The pungent smell of smoky charcoal. The sizzle of meat grilling. Plates wrapped in plastic for easy washing. A self-serving napkin holder on each table. Don’t question what you are eating because you might not want to know. Eating tacos in Mexico is a culinary dining adventure of the rustic kind. Tacos El Gordo is a great example of one of these fine establishments in Tijuana and San Diego.
Everyone knows carne asada tacos. Skirt steak that has been marinated for hours and took only a few minutes to grill. They do not skimp on their guacamole in Mexico and neither should you. This is a watery version, though, that has been thinned down with lime juice and chicken broth. It’s not too spicy and won’t send you looking for the nearest watering hole. These tacos are also served with grilled sweet onions, succulent radishes and grilled serrano peppers. Squeeze some lime over these bad boys. They needed a dash of salt, but overall, they still had incredible flavor.
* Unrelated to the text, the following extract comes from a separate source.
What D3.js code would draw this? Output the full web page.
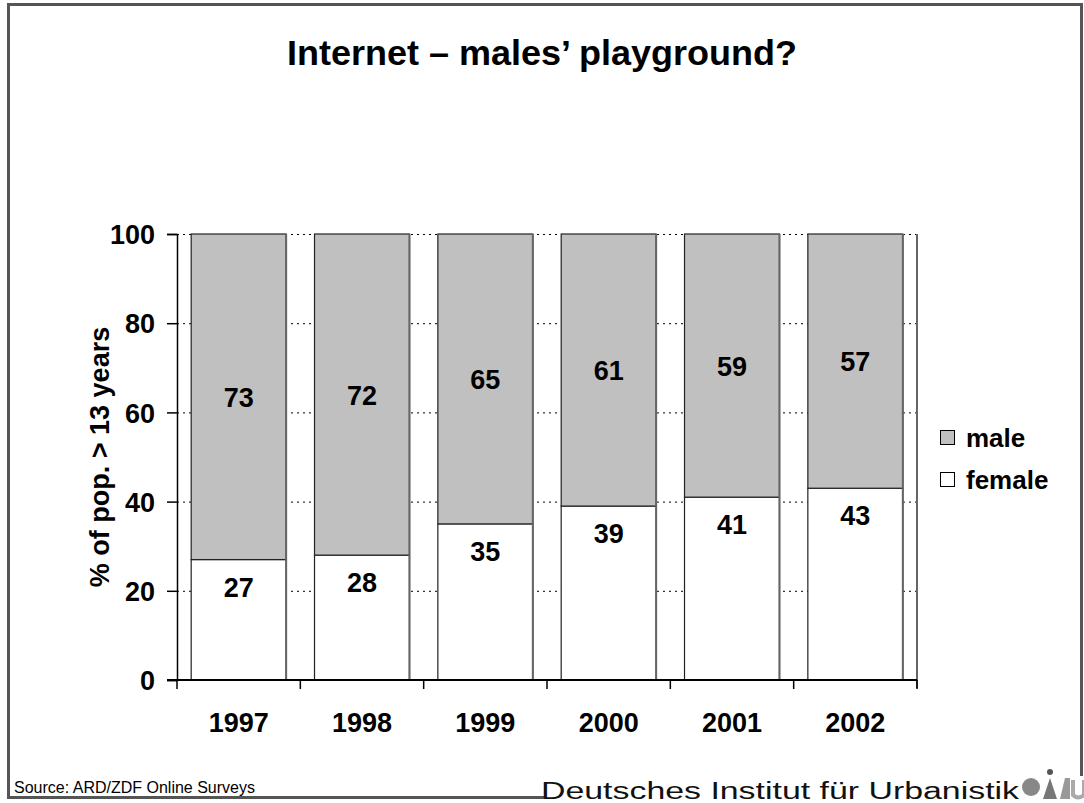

There are menu items at Tacos El Gordo that will put your high school Spanish to the test. If you’re from a foreign country, eating “strange” food isn’t such a big deal. Tongue. Head. Brains. “Yes please, and can I have another?” They are delicious, and you should try them! Better yet, don’t ask what they are because they will tell. Just order, eat, and enjoy. FYI, these prices are in pesos, not dollars.
“Maciza” is pork meat from the back, the ribs, and around the tummy area. And even though “maciza” means “tough” in Spanish, this meat is completely tender that will melt in your mouth. It’s been simmering for hours in wonderful Mexican spices. Muy delicioso. Muy sabroso.
They sure do love their pigs in Mexico (and they never name them “Babe”). Tacos al pastor are made of pork. You’ve seen the meat roasting vertically over an open flame. Slowly and gently as it develops the flavors from the achiote, lime, garlic, onions, and you can’t forget the pineapple. One bite, and the taco gods will speak to you. This was the tastiest thing at Tacos El Gordo. We are becoming true #TacoSnobs
If tacos al pastor remind you of gyros, you would be correct. This Mexican classic actually comes from the Lebanese immigrants who took a wrong turn at Beirut and ended up in Mexico. If you’re lucky, they will even let you slice your own meat with a machete. Reliving the Aztec days.
My husband, Dr. Vogelmann, has a future in taco making.